Mais le Conseil fédéral est revenu, en fin d'année, à son opinion première au terme de la procédure de consultation. Cette dernière l'a conforté dans sa volonté de ne pas opposer un contre-projet indirect à l'initiative; bien que les cantons et la majorité des partis soient favorables à un contre-projet – contrairement aux milieux de l'industrie et de la recherche – ils ne désirent pas y voir figurer un droit de plainte et de recours mais se prononcent en faveur d'un renforcement des droits des commissions cantonales et une extension du champ d'application de la loi sur la protection des animaux
[39].
Dans le même mouvement, le Conseil fédéral a signé et demandé au parlement de ratifier la convention européenne de 1986 sur la protection des animaux vertébrés employés dans des essais scientifiques, texte qui est moins restrictif que le droit suisse en la matière
[40].
Une
nouvelle initiative contre la vivisection, «pour l'abolition de l'expérimentation animale», a été lancée en octobre. Beaucoup plus radicale que celle de la FSPA, elle émane de la «Ligue internationale des médecins pour l'abolition de la vivisection» (LIMAV). Composée de 300 scientifiques répartis dans une vingtaine de pays, cette organisation demande la cessation immédiate et absolue de toute espèce d'expérimentation animale sur le territoire de la Confédération. Contrairement à sa concurrente, cette initiative ne prévoit aucune dérogation possible et se rapproche ainsi, par son intransigeance, de celle proposée par Franz Weber quatre ans auparavant. En plus des arguments traditionnels d'ordre éthique ou moral, les membres de la LIMAV axent également le débat autour de problèmes purement médicaux en affirmant que les expérimentations animales n'ont aucune valeur scientifique dans le sens où il ne serait pas possible d'extrapoler à partir de l'animal pour soigner l'homme et ce d'autant plus que le cobaye est soumis en laboratoire à des conditions de stress extrêmes, et de citer, en exemple, les effets néfastes de la thalidomide, de la cortisone, de certains antibiotiques, de certains antirhumatismaux et de certains vaccins
[41].
[35] Cf. APS 1985, p. 92 et 1987, p. 116.

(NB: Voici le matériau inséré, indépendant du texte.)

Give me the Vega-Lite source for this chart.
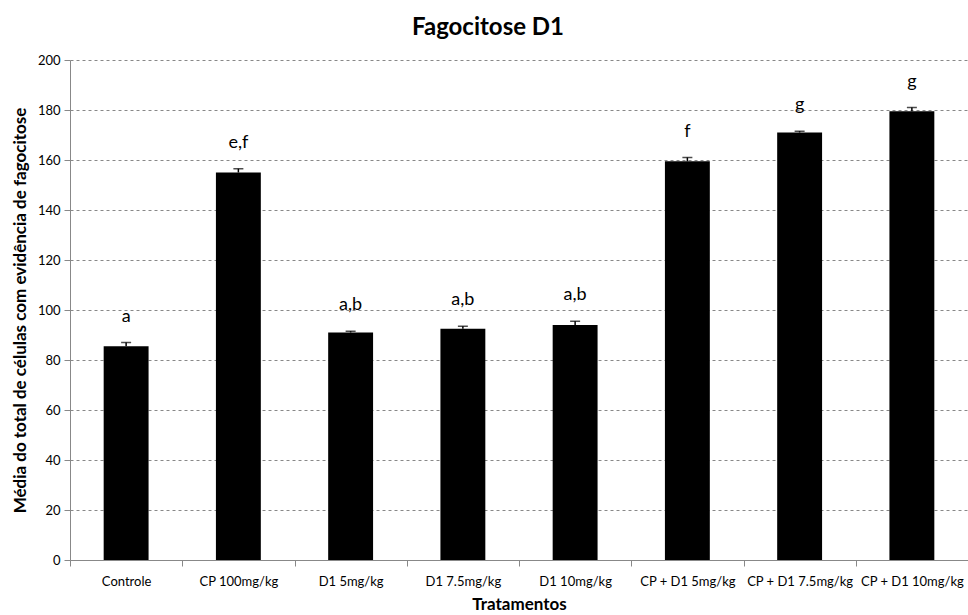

[36] Ce qui représente 1 180 789 animaux vertébrés utilisés en laboratoire au cours de l'année 1988. 93,3% d'entre eux sont de petite taille (souris, rats, hamsters etc.), le solde étant composé de grands mamifères tels les singes (dont le nombre est en augmentation), les chats, le bétail etc. (Schweizer Tierschutz, Positionspapier Tierversuche; NZZ, 10.6.89; 24 Heures, 25.10.89).
[37] FF, 1989, I, p. 961 ss.; presse du 31.1.89 et RFS, 6, 7.2.89.
[38] NZZ, 28.6.89; presse du 31.8.89.
[39] BaZ, 16.10.89; Vat., 2.12.89; Bund, 5.12.89; NZZ, 11.12. et 18.12 89; presse du 22.12.89.
[40] NZZ, 5.5. et 6.5.89.
[41] FF, 1989, III, p. 933 ss.; presse du 18.10.89.